Your task:
Copy the material that follows word for word and omit its pictures.

* Start Supplied material *

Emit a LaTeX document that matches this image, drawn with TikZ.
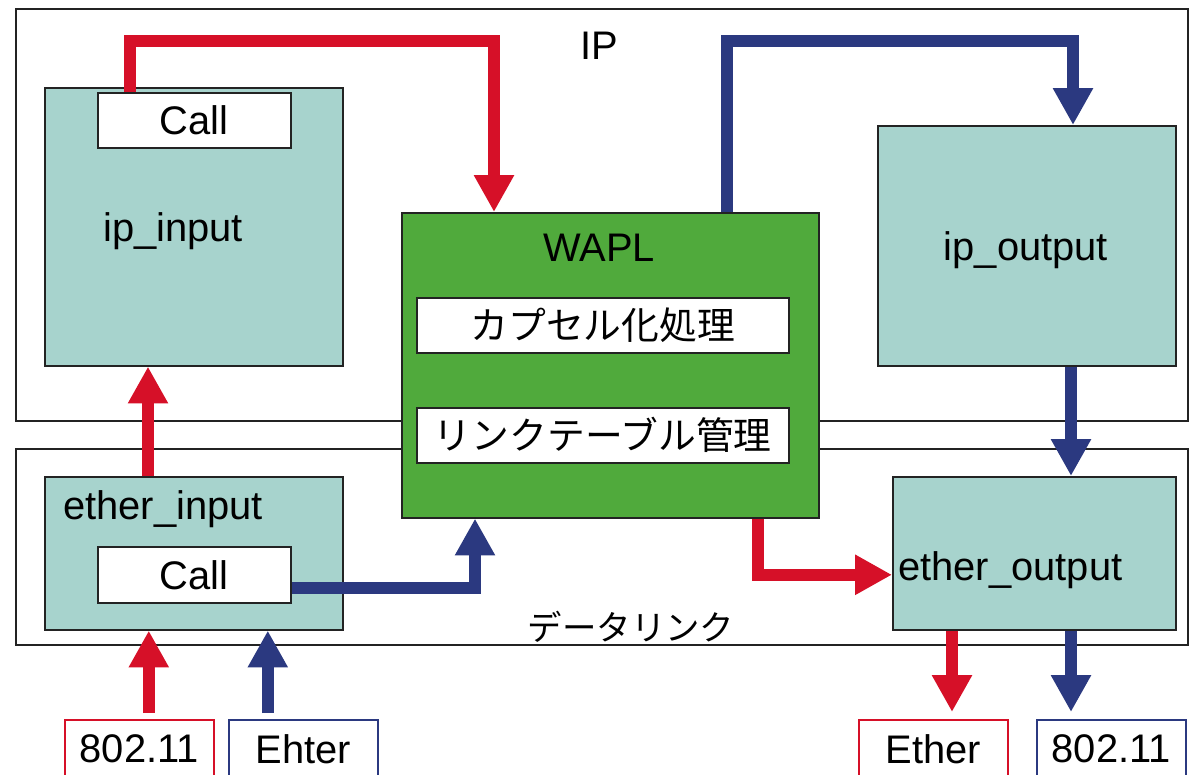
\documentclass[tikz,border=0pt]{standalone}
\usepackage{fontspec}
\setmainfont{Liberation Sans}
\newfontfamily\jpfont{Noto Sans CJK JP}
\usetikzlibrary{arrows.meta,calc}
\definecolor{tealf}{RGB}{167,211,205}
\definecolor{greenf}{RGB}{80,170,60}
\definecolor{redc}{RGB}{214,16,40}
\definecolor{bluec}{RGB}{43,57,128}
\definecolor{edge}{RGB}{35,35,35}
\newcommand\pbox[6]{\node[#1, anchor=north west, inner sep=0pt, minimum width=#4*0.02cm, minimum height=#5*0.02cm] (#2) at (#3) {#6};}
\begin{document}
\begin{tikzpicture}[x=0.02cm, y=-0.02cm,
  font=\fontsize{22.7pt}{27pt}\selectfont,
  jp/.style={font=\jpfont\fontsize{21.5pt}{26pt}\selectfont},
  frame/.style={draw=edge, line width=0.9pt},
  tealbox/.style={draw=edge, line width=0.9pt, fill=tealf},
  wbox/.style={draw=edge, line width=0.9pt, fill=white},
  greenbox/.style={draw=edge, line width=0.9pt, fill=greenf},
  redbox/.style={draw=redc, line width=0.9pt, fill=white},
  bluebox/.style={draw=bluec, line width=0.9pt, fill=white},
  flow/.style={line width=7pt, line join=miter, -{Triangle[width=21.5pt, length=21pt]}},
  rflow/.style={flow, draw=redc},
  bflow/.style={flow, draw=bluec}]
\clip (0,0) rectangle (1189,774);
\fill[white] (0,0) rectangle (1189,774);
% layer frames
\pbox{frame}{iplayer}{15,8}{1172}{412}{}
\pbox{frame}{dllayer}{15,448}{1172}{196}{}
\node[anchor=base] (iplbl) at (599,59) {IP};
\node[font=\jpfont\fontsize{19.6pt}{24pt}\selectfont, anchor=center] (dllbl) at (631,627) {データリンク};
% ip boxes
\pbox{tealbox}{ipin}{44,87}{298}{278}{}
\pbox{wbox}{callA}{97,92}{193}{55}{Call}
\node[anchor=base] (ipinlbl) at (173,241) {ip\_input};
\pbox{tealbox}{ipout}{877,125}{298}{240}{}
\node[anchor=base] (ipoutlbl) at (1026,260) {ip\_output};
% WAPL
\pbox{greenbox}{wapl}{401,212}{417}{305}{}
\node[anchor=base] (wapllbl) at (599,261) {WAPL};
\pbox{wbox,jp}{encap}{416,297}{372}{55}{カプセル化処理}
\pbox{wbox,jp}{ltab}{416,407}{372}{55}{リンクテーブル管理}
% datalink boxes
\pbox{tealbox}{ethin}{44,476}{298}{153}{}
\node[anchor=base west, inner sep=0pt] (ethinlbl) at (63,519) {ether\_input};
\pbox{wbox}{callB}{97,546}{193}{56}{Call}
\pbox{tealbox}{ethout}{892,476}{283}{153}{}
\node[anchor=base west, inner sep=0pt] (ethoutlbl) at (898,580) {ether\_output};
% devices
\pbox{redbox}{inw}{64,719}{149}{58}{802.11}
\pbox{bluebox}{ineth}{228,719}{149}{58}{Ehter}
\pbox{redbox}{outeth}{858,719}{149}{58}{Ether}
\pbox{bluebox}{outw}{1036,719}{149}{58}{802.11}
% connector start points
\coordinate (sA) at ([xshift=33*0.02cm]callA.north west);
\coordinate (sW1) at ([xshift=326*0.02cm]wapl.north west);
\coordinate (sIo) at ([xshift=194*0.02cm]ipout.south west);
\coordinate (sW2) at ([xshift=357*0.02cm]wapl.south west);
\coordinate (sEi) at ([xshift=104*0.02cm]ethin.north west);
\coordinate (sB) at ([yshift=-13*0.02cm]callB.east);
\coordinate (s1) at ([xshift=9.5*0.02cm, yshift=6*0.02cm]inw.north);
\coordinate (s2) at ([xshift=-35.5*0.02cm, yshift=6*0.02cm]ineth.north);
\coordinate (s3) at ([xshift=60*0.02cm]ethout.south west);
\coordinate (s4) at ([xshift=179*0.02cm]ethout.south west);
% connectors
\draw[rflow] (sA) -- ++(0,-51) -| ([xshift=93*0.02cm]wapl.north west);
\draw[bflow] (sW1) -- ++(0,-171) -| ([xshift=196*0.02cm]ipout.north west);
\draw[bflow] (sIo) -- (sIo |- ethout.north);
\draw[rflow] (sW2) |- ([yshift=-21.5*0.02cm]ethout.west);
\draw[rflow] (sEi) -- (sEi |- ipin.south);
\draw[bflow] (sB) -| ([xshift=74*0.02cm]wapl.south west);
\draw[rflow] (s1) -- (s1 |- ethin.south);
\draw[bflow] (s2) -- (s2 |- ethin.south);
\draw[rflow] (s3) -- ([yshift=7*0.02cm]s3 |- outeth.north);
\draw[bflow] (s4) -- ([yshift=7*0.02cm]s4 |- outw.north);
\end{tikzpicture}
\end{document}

* End Supplied material *

Answer to this problem:
Emit a LaTeX document that matches this image, drawn with TikZ.
\documentclass[tikz,border=0pt]{standalone}
\usepackage{fontspec}
\setmainfont{Liberation Sans}
\newfontfamily\jpfont{Noto Sans CJK JP}
\usetikzlibrary{arrows.meta,calc}
\definecolor{tealf}{RGB}{167,211,205}
\definecolor{greenf}{RGB}{80,170,60}
\definecolor{redc}{RGB}{214,16,40}
\definecolor{bluec}{RGB}{43,57,128}
\definecolor{edge}{RGB}{35,35,35}
\newcommand\pbox[6]{\node[#1, anchor=north west, inner sep=0pt, minimum width=#4*0.02cm, minimum height=#5*0.02cm] (#2) at (#3) {#6};}
\begin{document}
\begin{tikzpicture}[x=0.02cm, y=-0.02cm,
  font=\fontsize{22.7pt}{27pt}\selectfont,
  jp/.style={font=\jpfont\fontsize{21.5pt}{26pt}\selectfont},
  frame/.style={draw=edge, line width=0.9pt},
  tealbox/.style={draw=edge, line width=0.9pt, fill=tealf},
  wbox/.style={draw=edge, line width=0.9pt, fill=white},
  greenbox/.style={draw=edge, line width=0.9pt, fill=greenf},
  redbox/.style={draw=redc, line width=0.9pt, fill=white},
  bluebox/.style={draw=bluec, line width=0.9pt, fill=white},
  flow/.style={line width=7pt, line join=miter, -{Triangle[width=21.5pt, length=21pt]}},
  rflow/.style={flow, draw=redc},
  bflow/.style={flow, draw=bluec}]
\clip (0,0) rectangle (1189,774);
\fill[white] (0,0) rectangle (1189,774);
% layer frames
\pbox{frame}{iplayer}{15,8}{1172}{412}{}
\pbox{frame}{dllayer}{15,448}{1172}{196}{}
\node[anchor=base] (iplbl) at (599,59) {IP};
\node[font=\jpfont\fontsize{19.6pt}{24pt}\selectfont, anchor=center] (dllbl) at (631,627) {データリンク};
% ip boxes
\pbox{tealbox}{ipin}{44,87}{298}{278}{}
\pbox{wbox}{callA}{97,92}{193}{55}{Call}
\node[anchor=base] (ipinlbl) at (173,241) {ip\_input};
\pbox{tealbox}{ipout}{877,125}{298}{240}{}
\node[anchor=base] (ipoutlbl) at (1026,260) {ip\_output};
% WAPL
\pbox{greenbox}{wapl}{401,212}{417}{305}{}
\node[anchor=base] (wapllbl) at (599,261) {WAPL};
\pbox{wbox,jp}{encap}{416,297}{372}{55}{カプセル化処理}
\pbox{wbox,jp}{ltab}{416,407}{372}{55}{リンクテーブル管理}
% datalink boxes
\pbox{tealbox}{ethin}{44,476}{298}{153}{}
\node[anchor=base west, inner sep=0pt] (ethinlbl) at (63,519) {ether\_input};
\pbox{wbox}{callB}{97,546}{193}{56}{Call}
\pbox{tealbox}{ethout}{892,476}{283}{153}{}
\node[anchor=base west, inner sep=0pt] (ethoutlbl) at (898,580) {ether\_output};
% devices
\pbox{redbox}{inw}{64,719}{149}{58}{802.11}
\pbox{bluebox}{ineth}{228,719}{149}{58}{Ehter}
\pbox{redbox}{outeth}{858,719}{149}{58}{Ether}
\pbox{bluebox}{outw}{1036,719}{149}{58}{802.11}
% connector start points
\coordinate (sA) at ([xshift=33*0.02cm]callA.north west);
\coordinate (sW1) at ([xshift=326*0.02cm]wapl.north west);
\coordinate (sIo) at ([xshift=194*0.02cm]ipout.south west);
\coordinate (sW2) at ([xshift=357*0.02cm]wapl.south west);
\coordinate (sEi) at ([xshift=104*0.02cm]ethin.north west);
\coordinate (sB) at ([yshift=-13*0.02cm]callB.east);
\coordinate (s1) at ([xshift=9.5*0.02cm, yshift=6*0.02cm]inw.north);
\coordinate (s2) at ([xshift=-35.5*0.02cm, yshift=6*0.02cm]ineth.north);
\coordinate (s3) at ([xshift=60*0.02cm]ethout.south west);
\coordinate (s4) at ([xshift=179*0.02cm]ethout.south west);
% connectors
\draw[rflow] (sA) -- ++(0,-51) -| ([xshift=93*0.02cm]wapl.north west);
\draw[bflow] (sW1) -- ++(0,-171) -| ([xshift=196*0.02cm]ipout.north west);
\draw[bflow] (sIo) -- (sIo |- ethout.north);
\draw[rflow] (sW2) |- ([yshift=-21.5*0.02cm]ethout.west);
\draw[rflow] (sEi) -- (sEi |- ipin.south);
\draw[bflow] (sB) -| ([xshift=74*0.02cm]wapl.south west);
\draw[rflow] (s1) -- (s1 |- ethin.south);
\draw[bflow] (s2) -- (s2 |- ethin.south);
\draw[rflow] (s3) -- ([yshift=7*0.02cm]s3 |- outeth.north);
\draw[bflow] (s4) -- ([yshift=7*0.02cm]s4 |- outw.north);
\end{tikzpicture}
\end{document}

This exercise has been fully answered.